Passivation Behavior of Water‐Quenched and Heat‐Treated Ti–6Al–4V in Hank's Solution

Abstract

Ti–6Al–4V is a prevalent material utilized in various industrial applications, and its microstructure modification commences with quenching, followed by diverse heat treatments. Although many works have concentrated on the mechanical properties of Ti–6Al–4V with tailored microstructures resulting from heat treatments, their corresponding corrosion behavior still lacks attention. In this study, the corrosion behavior of water‐quenched Ti–6Al–4V that undergoes heat treatment between 700 and 850 °C in Hank's solution is investigated. Various electrochemical methods, such as open‐circuit potential tests, potentiodynamic/potentiostatic polarization, electrochemical impedance spectroscopy, and Mott–Schottky tests, are jointly employed. The water‐quenched Ti–6Al–4V displays a quick‐cooling microstructure with a plentiful amount of martensite α/α′ phase.

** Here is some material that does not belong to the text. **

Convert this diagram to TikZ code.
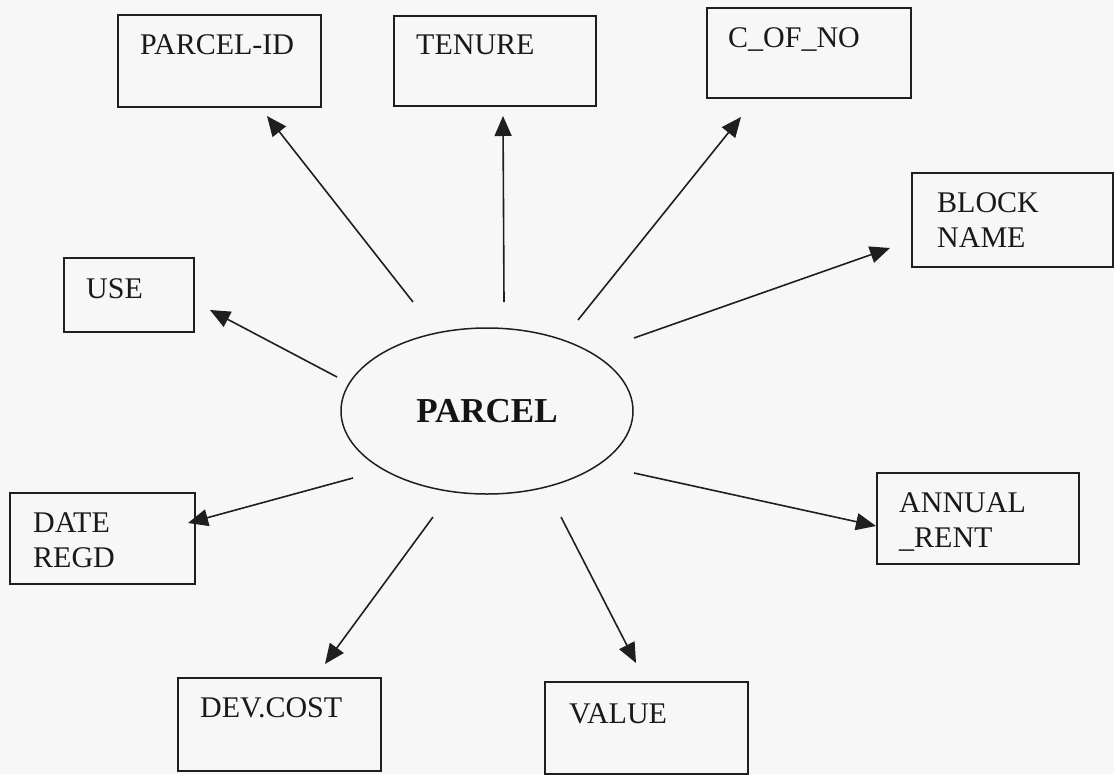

Heat treatment at 700 °C significantly alters the microstructures of the samples. Due to competitive factors, heat treatment at low temperatures results in uneven alloy composition, leading to poor uniformity of the passive film. At this phase, negative effects dominate, and the corrosion resistance of the samples deteriorates. When the heat‐treatment temperature increases to 850 °C, the content of β phase, which possesses better corrosion resistance, increases and becomes dominant. Consequently, the corrosion resistance of the samples improves in Hank's solution.